If the matrix $A$ of size $6\times6$ satisfies equation $A^2 + 12I = 7A$ and the rank of $A-3I$ is $1$, then what is the rank of $A-4I$?
I understand that if $A-3I = B$ and $\ B$ has the rank $1$ then all the rows of $B$ except one has to be $0$. Then, let's assume, first row of $A$, looks like this: $[(a_{11}+3) ...... a_{16}]$. The whole matrix:
$$A = \begin{pmatrix} a_{11}+3 & a_{12} & a_{13} & a_{14} & a_{15} & a_{16}\\ 0 & 3 & 0 & 0 & 0 & 0\\ 0 & 0 & 3 & 0 & 0 & 0\\ 0 & 0 & 0 & 3 & 0 & 0\\ 0 & 0 & 0 & 0 & 3 & 0\\ 0 & 0 & 0 & 0 & 0 & 3\end{pmatrix}$$
I believe that the rank of $A-4I$ has to be at least $5$. But it can be $6$ as well if the $a_{11}-1$ is different than zero.

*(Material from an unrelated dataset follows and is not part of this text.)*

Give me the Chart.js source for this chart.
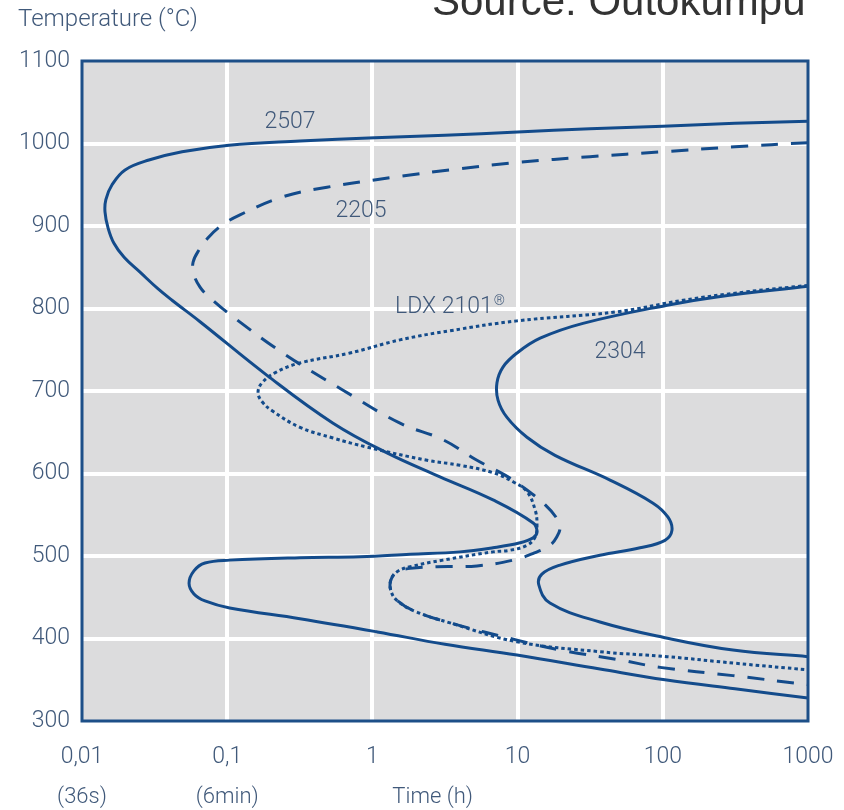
<!DOCTYPE html>
<html lang="en">
<head>
<meta charset="UTF-8">
<title>Duplex TTT curves</title>
<script src="https://cdn.jsdelivr.net/npm/chart.js"></script>
<style>
  body { margin: 0; background: #fff; }
  #wrap { position: relative; width: 844px; height: 810px; overflow: hidden; }
  canvas { display: block; }
</style>
</head>
<body>
<div id="wrap">
  <canvas id="ttt" width="844" height="810"></canvas>
</div>
<script>
// Time in hours (log axis), temperature in °C, traced along each C-curve
const time2507 = [1000, 314, 100, 31.5, 10, 3.16, 1.04, 0.317, 0.103, 0.0489, 0.0289, 0.0198, 0.0161, 0.0146, 0.0144, 0.0151, 0.0166, 0.0195, 0.0251, 0.0333, 0.0417, 0.065, 0.188, 0.536, 1.26, 2.92, 6.77, 12.8, 13.6, 12.8, 10.4, 6.77, 4.01, 1.82, 0.822, 0.317, 0.104, 0.0703, 0.059, 0.0546, 0.059, 0.0703, 0.104, 0.317, 1.08, 3.16, 9.9, 36.9, 103.5, 314, 1000];
const temp2507 = [1027, 1024.5, 1021, 1018, 1014, 1010, 1007, 1003, 998, 990, 980, 968, 950, 932, 917, 898, 879, 862, 844, 824, 810, 784, 719, 661, 625, 596, 568, 540, 529, 522, 516, 510, 505, 502, 499, 498, 495, 491.5, 482, 467, 454, 445.5, 437, 424, 408, 393, 380, 363, 350, 339, 328];

const time2205 = [1000, 314, 100, 31.5, 10, 4.0, 1.39, 0.487, 0.238, 0.1205, 0.092, 0.075, 0.064, 0.0582, 0.059, 0.065, 0.075, 0.1096, 0.242, 0.628, 1.55, 3.06, 5.25, 8.19, 11.6, 15.5, 18.4, 19.6, 18.6, 16.7, 13.2, 9.3, 5.25, 2.79, 1.82, 1.48, 1.34, 1.34, 1.48, 1.96, 3.42, 9.9, 19.6, 50.7, 95.7, 304, 1000];
const temp2205 = [1001, 996, 990, 984, 977, 969.5, 959, 947, 935, 913, 901, 887, 871, 856, 841, 826, 814, 790, 746, 701, 661, 641, 616, 598, 580, 562, 547, 535, 523, 513, 504, 495, 488, 487, 485, 481, 471, 458, 446, 433, 419, 398, 386, 374, 365, 355, 344];

const timeLdx = [1000, 368, 138, 48.4, 9.9, 3.42, 1.55, 0.70, 0.317, 0.213, 0.174, 0.163, 0.174, 0.204, 0.317, 0.536, 0.918, 2.38, 4.0, 6.77, 9.3, 11.6, 13.2, 13.6, 13.2, 11.6, 8.87, 6.77, 3.06, 1.82, 1.48, 1.34, 1.34, 1.48, 1.96, 3.42, 9.9, 36.9, 107, 314, 1000];
const tempLdx = [828, 820, 810, 796, 785, 773, 762, 746, 734, 722, 710, 698, 687, 676, 656, 643, 632, 616, 610, 601, 590, 578, 556, 538, 523, 513, 507, 505, 495, 487, 481, 471, 458, 446, 433, 419, 396, 384, 378, 370, 362];

const time2304 = [1000, 236, 107, 28.2, 14.3, 9.9, 7.93, 7.21, 7.33, 8.45, 11.6, 18.1, 43.3, 85.7, 108.6, 115.6, 103.5, 69.7, 36.9, 19.6, 14.7, 14.0, 16.7, 36.9, 103.5, 304, 1000];
const temp2304 = [827, 814, 804, 782, 764, 746, 729, 710, 689, 668, 644, 622, 592, 564, 547, 531, 519, 510, 501, 489, 478, 465, 443, 420, 401, 386, 378];

const gradeNames = ['2507', '2205', 'LDX 2101®', '2304'];
const xTickValues = [0.01, 0.1, 1, 10, 100, 1000];
const xTickLabels = ['0,01', '0,1', '1', '10', '100', '1000'];
const xTickNotes = ['(36s)', '(6min)', '', '', '', ''];

const lineBlue = '#134b8b';
const textBlue = '#40597a';

function toPoints(xs, ys) {
  return xs.map((x, i) => ({ x: x, y: ys[i] }));
}

// where each grade name sits, in data units
const nameAnchors = [
  { x: 0.271, y: 1026 },
  { x: 0.834, y: 918 },
  { x: 3.42, y: 801 },
  { x: 50.7, y: 747 }
];

const decorPlugin = {
  id: 'decor',
  beforeDraw(chart) {
    const a = chart.chartArea;
    const c = chart.ctx;
    c.save();
    c.fillStyle = '#dcdcdd';
    c.fillRect(a.left, a.top, a.right - a.left, a.bottom - a.top);
    c.restore();
  },
  afterDraw(chart) {
    const a = chart.chartArea;
    const c = chart.ctx;
    const xs = chart.scales.x;
    c.save();
    c.strokeStyle = '#1d4f88';
    c.lineWidth = 3;
    c.strokeRect(a.left, a.top, a.right - a.left, a.bottom - a.top);

    // grade names
    c.fillStyle = textBlue;
    c.font = '300 23px Roboto';
    c.textAlign = 'center';
    c.textBaseline = 'middle';
    gradeNames.forEach((name, i) => {
      const px = xs.getPixelForValue(nameAnchors[i].x);
      const py = chart.scales.y.getPixelForValue(nameAnchors[i].y);
      if (name.endsWith('®')) {
        const base = name.slice(0, -1);
        const w = c.measureText(base).width;
        c.textAlign = 'left';
        c.fillText(base, px - w / 2 - 6, py);
        c.font = '300 14px Roboto';
        c.fillText('®', px + w / 2 - 5, py - 6);
        c.font = '300 23px Roboto';
        c.textAlign = 'center';
      } else {
        c.fillText(name, px, py);
      }
    });

    // second row under the x ticks
    c.font = '300 22px Roboto';
    xTickValues.forEach((v, i) => {
      if (xTickNotes[i]) c.fillText(xTickNotes[i], xs.getPixelForValue(v), 797);
    });
    c.fillText('Time (h)', xs.getPixelForValue(2.6), 797);

    // axis caption and source
    c.textAlign = 'left';
    c.font = '300 24px Roboto';
    c.fillText('Temperature (°C)', 18, 20);
    c.fillStyle = '#333333';
    c.font = '42px "Liberation Sans", Arial, sans-serif';
    c.textBaseline = 'alphabetic';
    c.fillText('Source: Outokumpu', 432, 15);
    c.restore();
  }
};

const curveStyle = {
  borderColor: lineBlue,
  borderWidth: 3,
  pointRadius: 0,
  showLine: true,
  fill: false,
  tension: 0.4
};

new Chart(document.getElementById('ttt'), {
  type: 'scatter',
  data: {
    datasets: [
      Object.assign({ label: gradeNames[0], data: toPoints(time2507, temp2507) }, curveStyle),
      Object.assign({ label: gradeNames[1], data: toPoints(time2205, temp2205), borderDash: [17, 13] }, curveStyle),
      Object.assign({ label: gradeNames[2], data: toPoints(timeLdx, tempLdx), borderDash: [3.5, 3] }, curveStyle),
      Object.assign({ label: gradeNames[3], data: toPoints(time2304, temp2304) }, curveStyle)
    ]
  },
  options: {
    responsive: false,
    animation: false,
    layout: { padding: { top: 61, right: 36, left: 0, bottom: 0 } },
    plugins: {
      legend: { display: false },
      tooltip: { enabled: false }
    },
    scales: {
      x: {
        type: 'logarithmic',
        min: 0.01,
        max: 1000,
        afterBuildTicks: (scale) => { scale.ticks = xTickValues.map(v => ({ value: v })); },
        afterFit: (scale) => {
          scale.height = 89;
          scale.paddingLeft = 0;
          scale.paddingRight = 0;
        },
        border: { display: false },
        grid: {
          drawTicks: false,
          lineWidth: 4,
          color: (ctx) => (ctx.index === 0 || ctx.index === xTickValues.length - 1) ? 'rgba(0,0,0,0)' : '#ffffff'
        },
        ticks: {
          autoSkip: false,
          maxRotation: 0,
          padding: 22,
          color: textBlue,
          font: { family: 'Roboto', size: 23, weight: '300' },
          callback: (value) => {
            const i = xTickValues.indexOf(value);
            return i >= 0 ? xTickLabels[i] : '';
          }
        }
      },
      y: {
        min: 300,
        max: 1100,
        afterFit: (scale) => {
          scale.width = 82;
          scale.paddingTop = 0;
          scale.paddingBottom = 0;
        },
        border: { display: false },
        grid: {
          drawTicks: false,
          lineWidth: 4,
          color: (ctx) => (ctx.tick.value === 300 || ctx.tick.value === 1100) ? 'rgba(0,0,0,0)' : '#ffffff'
        },
        ticks: {
          stepSize: 100,
          padding: 12,
          color: textBlue,
          font: { family: 'Roboto', size: 23, weight: '300' },
          callback: (value) => String(value)
        }
      }
    }
  },
  plugins: [decorPlugin]
});
</script>
</body>
</html>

So I use the equation $A^2 + 12E = 7A$ to get:
- $A^2 + 12I - 7A = 0$
But we are looking for the first element of the matrix only, so:
- $(a_{11}+3)^2 + 12 - 7 (a_{11}+3)= 0$
And so I got:
- $a_{11}(a_{11}-1)=0$
Is my thought process correct? Will I end up with two situations or is something wrong?
Well it looks fine to me, you can also try it by another way. As the given matrix is Upper triangular , so the diagonal entries are actually its Eigenvalues . Clearly 5 of it's Eigenvalues are 3 that means everything depends on the first entry or we can say $a_{11}$, if it is 1 then the rank of $A-4I$ will be 5 and for any other value rank will surely be 6.
It's as simple as that. Hope it works.